By Andrew Wilmot, Customer Experience Executive at Ecentric Payment Systems
South Africa’s interest in Black Friday has been higher this year than during any of the three prior editions, according to research from the Bureau of Market Research. Over and above this, a recent news article said the annual discount bonanza would boost the economy to the tune of R88bn, comprising what its source says includes R22-billion from direct retailer revenue, R28-billion in indirect economic impact, R32,1-billion from the wholesale sector and an another R6,2-billion in fuel sales.
That’s a lot of payments in a fairly short period. Black Friday is no doubt a highlight of the retail calendar. However, it is no longer a day. In many cases it has expanded to Black November. Beyond this, looking at trends in the sector, there’s a spillover now between November and the classic festive season. This means that the last quarter – especially for retailers selling bigger ticket items such as appliances – is a peak period where under-pressure consumers are waiting for the end of the year to look for bargains, either in the form of Black Friday deals or Christmas specials.
This bottleneck puts pressure on retailers to carefully manage an array of moving parts, all while trying to uphold a positive customer experience. In a dynamic retail environment, with so many considerations from supply chains to fulfillment, an omnichannel payment platform managed by a specialist partner shouldn’t be one of the things stressing retailers. It should already be fully under control, freeing the business to work on its business: delighting customers so it sells more inventory.
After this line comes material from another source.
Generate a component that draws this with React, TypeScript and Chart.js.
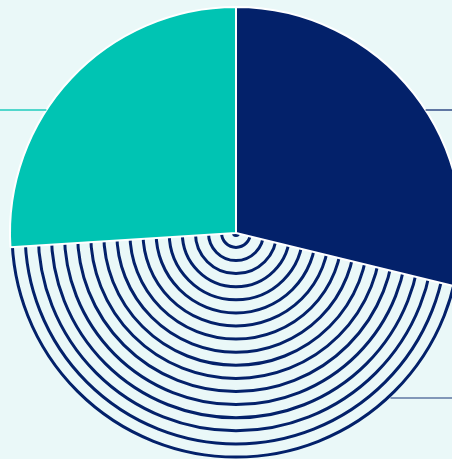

Imagine the following scenario, which is a real-world example: Someone goes online and sees a good deal for a dishwasher. It falls within a set budget and so the customer makes an online purchase. The customer, who doesn’t live in one of the major hubs, accepts that delivery will take a week or more. If the payment doesn’t work, the customer can, and will, go elsewhere. Game over.
However, in our scenario, payment goes smoothly. Then, just before the item is meant to be delivered, the customer is contacted and told the business cannot fulfill the order as there is no stock. The customer is offered a credit or a refund, which is extra admin. If refunded, when will he get his money? And what if he does not want credit on his account because he is irritated with the retailer? In this scenario, which did in fact happen, the customer was so disappointed he vowed never to support the retailer again.
It is clear that payments are fundamental to customer experience, and why that aspect needs to run efficiently, because retailers have far more to consider. Stock issues happen, we all know this. The customer in our scenario, who is a reasonable person, knows this too. However, he was angry because the communication was not timeous, and he was not given other options. It is entirely conceivable that had the retailer made other options available in lieu of being unable to fulfill the order, the customer may well have decided to top up the payment with a few hundred rand and choose another brand. He would have remained a customer with a good experience, feeling that the retailer was both transparent and making an effort to attend to his needs.
During peak periods such as Black Friday or the festive season, customer experience is, arguably, even more important than during normal periods. Besides the increased volumes, the actual discounts are a great opportunity to bring new people into the store or onto the ecommerce site. This means that beyond margin pressures for retailers, they face the risk of customer blowback because of increased demand on the value chain.
And so, all through the year and especially during peaks like Black Friday, retailers need to be able to pre-empt stock demand, manage the supply chain accordingly, monitor real-time data to make adjustments as needed, and – importantly – provide alternative options for customers. If there’s no stock, the retailer must know this in real-time and give the customer a plan B. There needs to be a strategy to retain the sale, and even possibly upsell. This is especially true with big ticket items because they’re not impulse buys but a conscious purchase decision resulting from a need and the means to afford one. This concept is taken further – a conscious and planned decision to buy a TV may well be followed by an impulsive decision to add a sound bar because it is presented as a good special, and is related to the primary purchase.
The customer journey is crucial. Businesses already know this, and the ones that fare better have invested in good technology platforms to continually improve the customer experience. However, underpinning an improved customer experience strategy is a seamless, reliable, omnichannel payments ecosystem. Payments are one of the key areas of friction and potential breakdown in the customer experience or value chain. If a customer cannot pay because his card does not work, the bank is not available or the website is down… that sale is lost. This is a basic housekeeping, hygiene factor.
Businesses have so many other things to consider, such as delivery times, stock availability, consumer choice patterns, various fulfillment options and different pricing and promotion strategies, that payments really should be taken care of as a fundamental pillar so they can focus on attracting and retaining customers along every step until a purchase is made, with full confidence the payment will work. The route to achieving this peace of mind – and the space to innovate elsewhere – is to seek out a trusted payments advisor that has been around the block, has a robust product and services stack, has scale, and can deliver near 100% uptime.